They went into the house,
and when they saw the child with his mother Mary,
they knelt down and worshiped him.
They brought out their gifts
of gold, frankincense, and myrrh,
and presented them to him.
Merry Christmas to all of you! May your holiday be filled with the joy of Christmas and the happiness of family.
On Christmas Day, 127 years ago, my Grandfather William Shepard was born in Alton, Illinois, across the Mississippi River from Saint Louis, Missouri. He was the first child of William Elmer Shepard and Elvira Owens.
This picture shows William Shepard on the far right next to his wife Bura Davis Shepard, and their 4 children Elmer, Thelma, Eugene and Pauline. This picture was taken in San Diego in 1975, the year before he died.
I have included in this post an audio recording of my Grandfather William Shepard. You may recall that back in the spring, I shared with you a different recording of Granddad, one in which he told about his wedding to his wife Bura in 1915. That recording, as well as this one, was made in the 1970's when Granddad was well into his 80's. It was recorded by his son Elmer and daughter-in-law Beryl Swinney Shepard, with whom he and his wife Bura were living at the time. As I recall, Beryl was the one most interested in recording Granddad telling about his life and the stories he could recall. And Granddad was indeed quite the raconteur; he loved to tell stories about his life.

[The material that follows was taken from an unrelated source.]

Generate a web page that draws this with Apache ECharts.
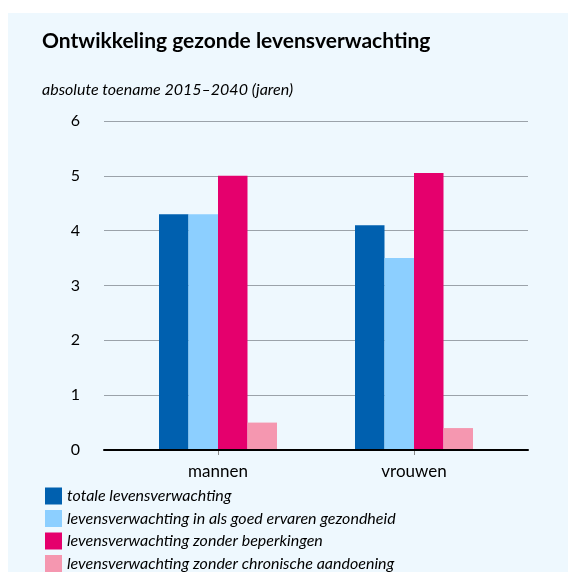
<!DOCTYPE html>
<html>
<head>
<meta charset="utf-8">
<script src="https://cdn.jsdelivr.net/npm/echarts@6/dist/echarts.min.js"></script>
<style>
html,body{margin:0;padding:0;background:#ffffff;}
#chart{width:569px;height:572px;}
</style>
</head>
<body>
<div id="chart"></div>
<script>
var titleText = 'Ontwikkeling gezonde levensverwachting';
var subtitleText = 'absolute toename 2015\u20132040 (jaren)';
var categories = ['mannen', 'vrouwen'];
var seriesNames = [
  'totale levensverwachting',
  'levensverwachting in als goed ervaren gezondheid',
  'levensverwachting zonder beperkingen',
  'levensverwachting zonder chronische aandoening'
];
var totale = [4.3, 4.1];
var goedErvaren = [4.3, 3.5];
var zonderBeperkingen = [5.0, 5.05];
var zonderChronisch = [0.5, 0.4];
var colors = ['#0060af', '#8ccfff', '#e5006d', '#f597b0'];
var yMin = 0, yMax = 6, yInterval = 1;

var seriesData = [totale, goedErvaren, zonderBeperkingen, zonderChronisch];
var font = 'Lato';

var legends = seriesNames.map(function (name, i) {
  return {
    orient: 'vertical', left: 45, top: 487.5 + i * 22.5, padding: 0,
    itemWidth: 17, itemHeight: 17, itemGap: 0,
    icon: 'rect',
    textStyle: {fontFamily: font, fontStyle: 'italic', fontSize: 16, color: '#000'},
    data: [name]
  };
});

var chart = echarts.init(document.getElementById('chart'), null, {renderer: 'canvas'});
chart.setOption({
  animation: false,
  backgroundColor: '#ffffff',
  graphic: [{
    type: 'rect', z: -10, silent: true,
    shape: {x: 8, y: 13, width: 560, height: 570},
    style: {fill: '#eef8fe'}
  }],
  color: colors,
  title: [{
    text: titleText, left: 42, top: 31, padding: 0,
    textStyle: {fontFamily: font, fontWeight: 'bold', fontSize: 21, color: '#000'}
  }, {
    text: subtitleText, left: 42, top: 82, padding: 0,
    textStyle: {fontFamily: font, fontStyle: 'italic', fontWeight: 'normal', fontSize: 16, color: '#000'}
  }],
  legend: legends,
  grid: [
    {left: 104, right: 41, top: 121, bottom: 122},
    {left: 120, right: 57, top: 121, bottom: 122}
  ],
  xAxis: [{
    type: 'category', gridIndex: 0, data: [''], z: 10,
    axisLine: {show: true, lineStyle: {color: '#000', width: 2}},
    axisTick: {show: false}, axisLabel: {show: false}, splitLine: {show: false}
  }, {
    type: 'category', gridIndex: 1, data: categories,
    axisLine: {show: false},
    axisTick: {show: true, alignWithLabel: true, length: 5, lineStyle: {color: '#888'}},
    axisLabel: {fontFamily: font, fontSize: 17, color: '#000', margin: 13}
  }],
  yAxis: [{
    type: 'value', gridIndex: 0, min: yMin, max: yMax, interval: yInterval,
    axisLine: {show: false}, axisTick: {show: false},
    axisLabel: {fontFamily: font, fontSize: 16, color: '#000', margin: 24},
    splitLine: {show: true, lineStyle: {color: '#9ba3aa', width: 1}}
  }, {
    type: 'value', gridIndex: 1, min: yMin, max: yMax, interval: yInterval,
    axisLine: {show: false}, axisTick: {show: false}, axisLabel: {show: false},
    splitLine: {show: false}
  }],
  series: seriesNames.map(function (name, i) {
    return {
      name: name, type: 'bar', xAxisIndex: 1, yAxisIndex: 1,
      data: seriesData[i], barWidth: 29.5, barGap: '0%',
      itemStyle: {color: colors[i]}
    };
  })
});
</script>
</body>
</html>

In this recording that is linked below, Granddad's story begins by him telling what it was like, at 16 years old (about 1905), when he moved to Beaver County, Oklahoma, which he calls "the wild and woolly west." He shares his regret at moving away from Illinois and his desire to return where he was raised.

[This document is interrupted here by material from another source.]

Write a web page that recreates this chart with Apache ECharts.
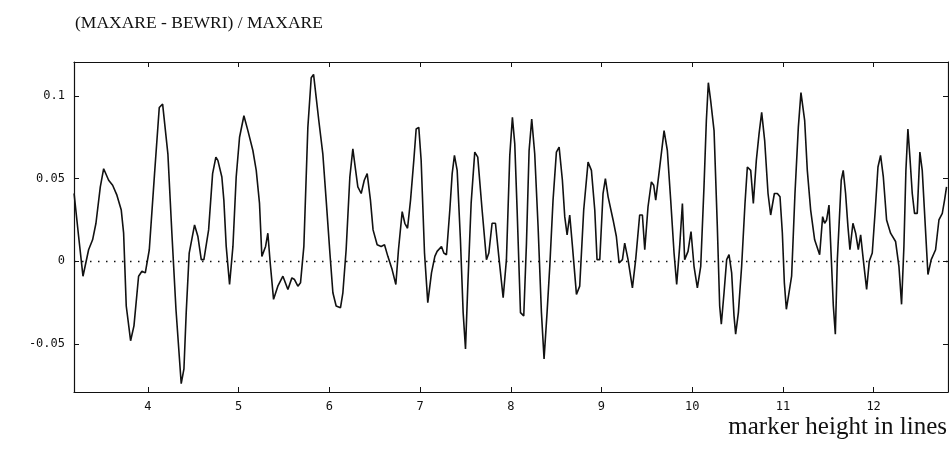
<!DOCTYPE html>
<html>
<head>
<meta charset="utf-8">
<script src="https://cdn.jsdelivr.net/npm/echarts@6/dist/echarts.min.js"></script>
<style>
  html, body { margin: 0; padding: 0; background: #fff; }
  #chart { width: 949px; height: 456px; }
</style>
</head>
<body>
<div id="chart"></div>
<script>
// marker height (lines) and relative difference
const markerHeight = [
  3.186, 3.236, 3.284, 3.346, 3.390, 3.427, 3.475, 3.512, 3.567, 3.611,
  3.658, 3.706, 3.732, 3.761, 3.809, 3.846, 3.897, 3.934, 3.971, 4.015,
  4.073, 4.125, 4.162, 4.220, 4.264, 4.309, 4.367, 4.397, 4.422, 4.455,
  4.514, 4.551, 4.588, 4.617, 4.669, 4.713, 4.749, 4.771, 4.815, 4.837,
  4.863, 4.900, 4.937, 4.973, 5.010, 5.058, 5.102, 5.157, 5.194, 5.230,
  5.256, 5.297, 5.322, 5.348, 5.385, 5.432, 5.488, 5.543, 5.587, 5.616,
  5.653, 5.682, 5.719, 5.763, 5.800, 5.826, 5.855, 5.884, 5.928, 5.965,
  6.006, 6.039, 6.075, 6.123, 6.149, 6.185, 6.226, 6.259, 6.285, 6.314,
  6.351, 6.385, 6.417, 6.453, 6.482, 6.527, 6.571, 6.608, 6.645, 6.692,
  6.733, 6.762, 6.803, 6.832, 6.862, 6.895, 6.931, 6.957, 6.986, 7.012,
  7.049, 7.085, 7.126, 7.163, 7.188, 7.236, 7.262, 7.291, 7.328, 7.354,
  7.379, 7.409, 7.445, 7.475, 7.501, 7.526, 7.563, 7.603, 7.636, 7.684,
  7.732, 7.758, 7.794, 7.831, 7.868, 7.916, 7.952, 7.989, 8.018, 8.044,
  8.070, 8.107, 8.143, 8.173, 8.202, 8.231, 8.264, 8.301, 8.338, 8.367,
  8.400, 8.430, 8.466, 8.503, 8.533, 8.569, 8.595, 8.621, 8.650, 8.680,
  8.724, 8.760, 8.804, 8.852, 8.889, 8.926, 8.951, 8.981, 9.017, 9.043,
  9.073, 9.128, 9.164, 9.194, 9.231, 9.256, 9.293, 9.341, 9.377, 9.421,
  9.451, 9.477, 9.513, 9.550, 9.576, 9.598, 9.642, 9.690, 9.726, 9.763,
  9.800, 9.829, 9.862, 9.892, 9.917, 9.954, 9.987, 10.020, 10.057, 10.094,
  10.130, 10.156, 10.178, 10.204, 10.241, 10.277, 10.303, 10.321, 10.351, 10.380,
  10.406, 10.435, 10.461, 10.479, 10.509, 10.545, 10.582, 10.608, 10.645, 10.674,
  10.707, 10.737, 10.766, 10.799, 10.836, 10.865, 10.906, 10.939, 10.968, 10.994,
  11.016, 11.038, 11.067, 11.096, 11.133, 11.170, 11.199, 11.221, 11.240, 11.269,
  11.306, 11.350, 11.405, 11.438, 11.460, 11.482, 11.508, 11.534, 11.556, 11.578,
  11.600, 11.629, 11.643, 11.665, 11.691, 11.717, 11.739, 11.772, 11.802, 11.831,
  11.857, 11.886, 11.923, 11.952, 11.985, 12.018, 12.048, 12.077, 12.107, 12.143,
  12.187, 12.242, 12.279, 12.308, 12.334, 12.356, 12.378, 12.400, 12.426, 12.451,
  12.481, 12.510, 12.536, 12.562, 12.599, 12.635, 12.683, 12.720, 12.757, 12.782,
  12.804
]
const relDiff = [
  0.041, 0.015, -0.009, 0.007, 0.013, 0.023, 0.045, 0.056, 0.049, 0.046,
  0.040, 0.031, 0.017, -0.027, -0.048, -0.039, -0.009, -0.006, -0.007, 0.007,
  0.053, 0.093, 0.095, 0.065, 0.017, -0.029, -0.074, -0.065, -0.031, 0.005,
  0.022, 0.015, 0.001, 0.001, 0.019, 0.053, 0.063, 0.061, 0.051, 0.037,
  0.009, -0.014, 0.009, 0.051, 0.075, 0.088, 0.079, 0.067, 0.055, 0.035,
  0.003, 0.009, 0.017, -0.001, -0.023, -0.015, -0.009, -0.017, -0.010, -0.011,
  -0.015, -0.013, 0.009, 0.081, 0.111, 0.113, 0.099, 0.085, 0.065, 0.037,
  0.005, -0.019, -0.027, -0.028, -0.019, 0.007, 0.051, 0.068, 0.057, 0.045,
  0.041, 0.049, 0.053, 0.037, 0.019, 0.010, 0.009, 0.010, 0.003, -0.005,
  -0.014, 0.007, 0.030, 0.023, 0.020, 0.037, 0.061, 0.080, 0.081, 0.061,
  0.005, -0.025, -0.007, 0.003, 0.006, 0.009, 0.005, 0.004, 0.031, 0.053,
  0.064, 0.055, 0.013, -0.031, -0.053, -0.015, 0.035, 0.066, 0.063, 0.031,
  0.001, 0.005, 0.023, 0.023, 0.003, -0.022, 0.001, 0.064, 0.087, 0.071,
  0.031, -0.031, -0.033, 0.011, 0.067, 0.086, 0.065, 0.021, -0.031, -0.059,
  -0.031, -0.003, 0.037, 0.066, 0.069, 0.049, 0.027, 0.016, 0.028, 0.009,
  -0.020, -0.015, 0.031, 0.060, 0.055, 0.031, 0.001, 0.001, 0.041, 0.050,
  0.039, 0.025, 0.015, -0.001, 0.001, 0.011, 0.001, -0.016, 0.001, 0.028,
  0.028, 0.007, 0.033, 0.048, 0.046, 0.037, 0.057, 0.079, 0.067, 0.037,
  0.005, -0.014, 0.009, 0.035, 0.001, 0.006, 0.018, -0.003, -0.016, -0.003,
  0.045, 0.085, 0.108, 0.097, 0.079, 0.021, -0.027, -0.038, -0.019, 0.001,
  0.004, -0.007, -0.033, -0.044, -0.031, -0.003, 0.035, 0.057, 0.055, 0.035,
  0.061, 0.077, 0.090, 0.073, 0.041, 0.028, 0.041, 0.041, 0.039, 0.017,
  -0.013, -0.029, -0.019, -0.009, 0.041, 0.081, 0.102, 0.103, 0.085, 0.055,
  0.031, 0.013, 0.004, 0.027, 0.023, 0.025, 0.034, 0.001, -0.027, -0.044,
  0.001, 0.033, 0.049, 0.055, 0.041, 0.021, 0.007, 0.023, 0.017, 0.007,
  0.016, 0.001, -0.017, 0.000, 0.005, 0.031, 0.057, 0.064, 0.051, 0.025,
  0.017, 0.012, -0.003, -0.026, 0.009, 0.055, 0.080, 0.063, 0.041, 0.029,
  0.029, 0.066, 0.055, 0.029, -0.008, 0.001, 0.007, 0.025, 0.029, 0.037,
  0.045
]
const xTicks = [4, 5, 6, 7, 8, 9, 10, 11, 12]
const yTicks = [-0.05, 0, 0.05, 0.1]

const chart = echarts.init(document.getElementById("chart"), null, { renderer: "canvas" })

const ink = "#111"
const tickFont = { fontFamily: "DejaVu Sans Mono", fontSize: 12, color: ink }

function frameAxis(pos, min, max, ticks, labels){
    return {
        type: "value",
        position: pos,
        min: min,
        max: max,
        axisLine: { show: true, onZero: false, lineStyle: { color: ink, width: 1.2 } },
        axisTick: { show: true, inside: true, length: 5, customValues: ticks, lineStyle: { color: ink, width: 1 } },
        axisLabel: Object.assign({ show: labels, customValues: ticks, margin: 9 }, tickFont),
        splitLine: { show: false }
    }
}

let option = {
    animation: false,
    backgroundColor: "#fff",
    title: {
        text: "(MAXARE - BEWRI) / MAXARE",
        left: 70,
        top: 9,
        textStyle: { fontFamily: "Liberation Serif", fontSize: 17.5, fontWeight: "normal", color: ink }
    },
    grid: { left: 74, right: 1, top: 62, bottom: 64 },
    xAxis: [
        frameAxis("bottom", 3.185, 12.82, xTicks, true),
        frameAxis("top", 3.185, 12.82, xTicks, false)
    ],
    yAxis: [
        frameAxis("left", -0.079, 0.1205, yTicks, true),
        frameAxis("right", -0.079, 0.1205, yTicks, false)
    ],
    graphic: [
        {
            type: "text",
            right: 2,
            top: 415,
            style: { text: "marker height in lines", font: '25px "Liberation Serif"', fill: ink }
        }
    ],
    series: [
        {
            type: "line",
            xAxisIndex: 0,
            yAxisIndex: 0,
            showSymbol: false,
            data: markerHeight.map((x, i) => [x, relDiff[i]]),
            lineStyle: { color: ink, width: 1.6 },
            markLine: {
                silent: true,
                symbol: ["none", "none"],
                label: { show: false },
                lineStyle: { color: ink, width: 1.3, type: [1.5, 6.5] },
                data: [{ yAxis: 0 }]
            }
        }
    ]
}
chart.setOption(option)
</script>
</body>
</html>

Later in life William was a person who enjoyed venturing out and exploring new territory. This made it difficult at times for his family who found themselves without a husband and father for periods of time. He probably learned that adventurous spirit from his own father, who had left home in Indiana about 1880 as an older teenager and wandered on his own from Indiana to Illinois. That's where he met his wife Elvira Owens who became the mother of their two children.
You will also notice in this recording that when he was in his 80's Granddad was very hard of hearing. Beryl is clearly heard asking him questions, but he is oblivious to her. He was such a story-teller, however, that a little thing like deafness was not going to keep him from expressing himself and weaving his tales!
In this recording Granddad refers to a number of medical issues and the archaic ways they were dealt with in the early years of the 20th century. In particular he tells us about the death of his father William Elmer Shepard in 1915, and the death of his wife's father, James Brooks Davis, in 1928, both of whom died and are buried in Beaver County, Oklahoma. He gives some interesting, almost eerie, details of their deaths. How much is fact and how much is guesswork remains an open question. Even so, it makes for a fascinating recording as we hear this voice from the past.
For those of us who remember Granddad William Shepard it is worth it just to hear his familiar voice. For those of you who may never have known him, it is interesting and insightful to hear this voice from our family's history speak first hand about what life was like in the early years of the 20th century.